While it works as expected I drastically increased the page load speed. I guess because of a massive amount of preprocessing?!

I was wondering if I could create the files on upload with something like this:

return [
    'hooks' => [
        'file.create:after' => function ($file) {
            if ($file->type() === 'image') {
                $sizes = [
                    ['width' => 480, 'format' => 'webp'],
                    ['width' => 768, 'format' => 'webp'],
                    ['width' => 1280, 'format' => 'webp'],
                ];

                foreach ($sizes as $size) {
                    $file->thumb($size)->save();
                }
            }
        }
    ]
];

But then I have no clue how to call upon these saved files.

Am I on the right track or is there a better approach to reduce the page load?

Kirby 4 can down size the images on upload, see here File blueprint | Kirby CMS

If you are running Kirby 3, there is a plugin that can do this. GitHub - medienbaecker/kirby-autoresize: Automatically resize images on upload

From there you can generate your srcsets as normal using the scaled down image which should be faster than using the orginal, large unoptimised image file.

If you want to clean up exisiting images you can do that on the command line with mogrify (part of ImageMagick).

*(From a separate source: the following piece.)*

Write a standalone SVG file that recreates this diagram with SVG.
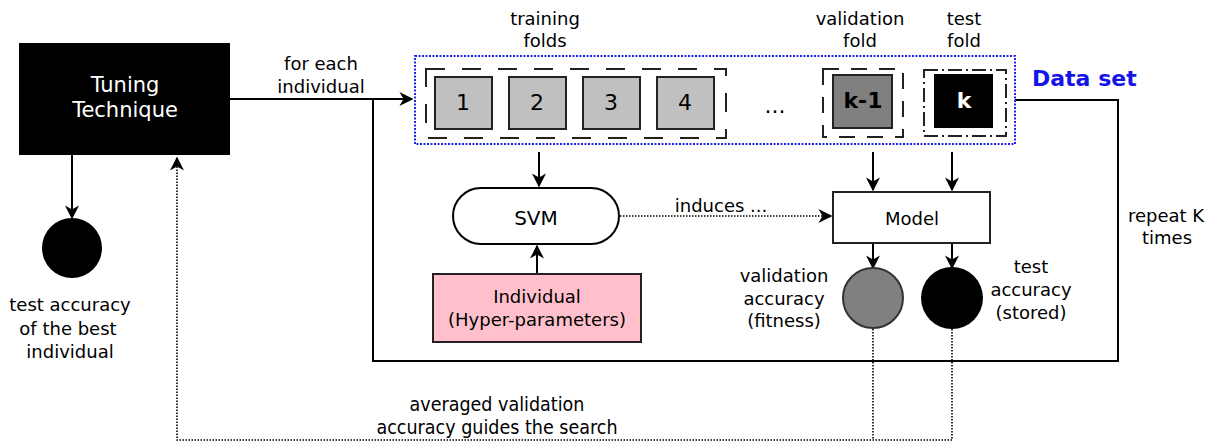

Google is your freind here, but you can essentially get it to go through all the subfolders under the content folder recusively.

Lastly you can optimise them too, i usually use this Python cli tool for that optimize-images ยท PyPI

Delete the media folder after you do all that so that Kirby generates new thumbs based on the lighter weight source files.

If you just want to pregenerate the thumbs while preserving the original images in the content folder, you can use the Janitor plugin (GitHub - bnomei/kirby3-janitor: Kirby Plugin for running commands like cleaning the cache from within the Panel, PHP code, CLI or a cronjob), which has a job to do this.